We like controversy here at the Drug Information Center. Why? It gets people talking. And cuz’ I got power of the printed word, I get a chance to direct what the conversation is about. And this stuff we’re about to talk about right now is Real. Capital R.
Frankly my dears, I don’t give a damn what your opinions are on the War on Drugs. That’s your business. But you should have one and they should be based in some kind of factual information. These policies are expensive, expansive and your tax dollars are what’s feeding the proverbial beast. You have a responsibility to know what they’re being used for.
The United States has a long history of legislating the consumption of substances which we choose to call drugs. Starting in 1914 with the Harrison Narcotics Act, through Alcohol prohibition and repeal and into the modern era; we are a nation obsessed with controlling what people put in their bodies.
Funding the War on Drugs is not cheap. You have to pay for cops to enforce the laws, judges and lawyers to enact the consequences of the laws, and prisons and jails to house the violators of the laws. Not to mention border patrol agents, the DEA, probation officers, and correctional officers.
It’s tough to get an exact number on how much is being spent by the various levels of government, but the annual estimates range from $35.2 billion to around $48.7 billion dollars. Anyway you slice it, that’s a lot of cheese.
So exactly how many people are getting arrested for drug law violations? Again, the numbers are substantial. The Department of Justice reports that in 2005 there were approximately 1.8 million arrests made on drug charges. Over 80% of those arrests were for possession. I used Microsoft calculator and figured that means around 1.4 million people are being arrested for possession.
Of those charges, 42.6% are for marijuana. I hit up the calculator again and figured out that means around 750,000 are arrested ever year for marijuana, 660,000 of those for possession. Almost 2,000 people are arrested everyday on marijuana charges.
So not all of these people are incarcerated, but a large percentage of our prison’s population are people in on drug raps. 55% of people in the federal prisons are in for dugs, as are 20% of the inmates in state facilities. All told, it’s over 300,000 people. That’s more people than live in the entire city of Tampa, Florida.
By this stage of your life you’ve probably heard that a disproportionate percentage of the prison population is people of color. Let’s analyze that.
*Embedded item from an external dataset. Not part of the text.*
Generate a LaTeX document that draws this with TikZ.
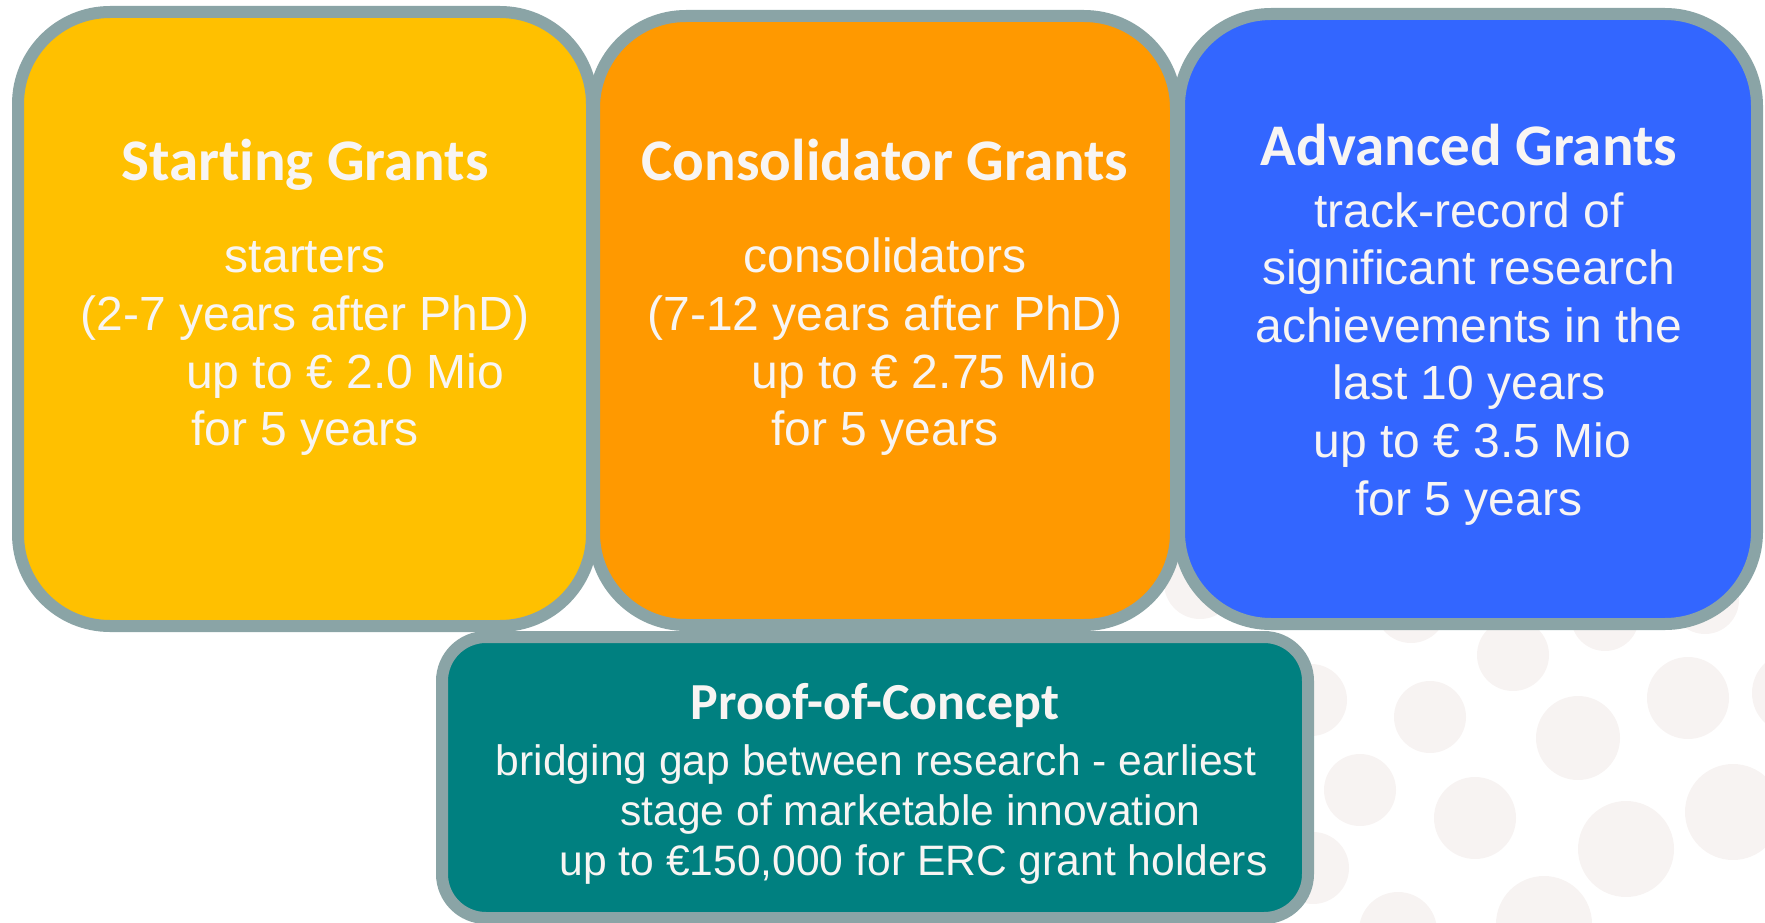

African Americans make up the largest percentage of people incarcerated at around 47.5%, 23.3% are Hispanic, and 24.3% are white. Despite comprising 12.2% of the population African Americans make up 38% of drug offense arrests and 59% of drug offense convictions.
A government study was done to find out the racial breakdown of drug users, and they found that 72% of all users are white, 15% are black, and 10% are Hispanic.
The disparity in all of these numbers raises some huge red flags for people concerned about racial equality. These are concerns I can’t really address in the Buzz, but I urge you to really think about them. If you feel comfortable, then okay. If not, some basic googling could hook you up with like-minded individuals.
This is where I would like to talk about our Drug War foreign policy, gender issues, ways that other countries handle their drug issues, the constitutional implications, medical marijuana, and so many other things but unfortunately the laws of space confine me.
To be honest, this was the hardest Buzz to write thus far. Trying to sum up these policies and laws in 750 words is basically impossible to do while still doing them justice. If you aren’t satisfied, I don’t blame you. Neither am I.
So I hope if nothing else that this got you thinking about the Drug War. If you want to continue this quest for information, I can’t recommend enough that you come and see Mike Gray speak this Thursday in the PAC Concert Hall. He is a nationally recognized authority on this subject and his book has been a major inspiration to me both personally and professionally. The lecture starts at 7 pm and tickets are free and available at the PAC Box Office.
I’m a little verklempt. Talk amongst yourselves.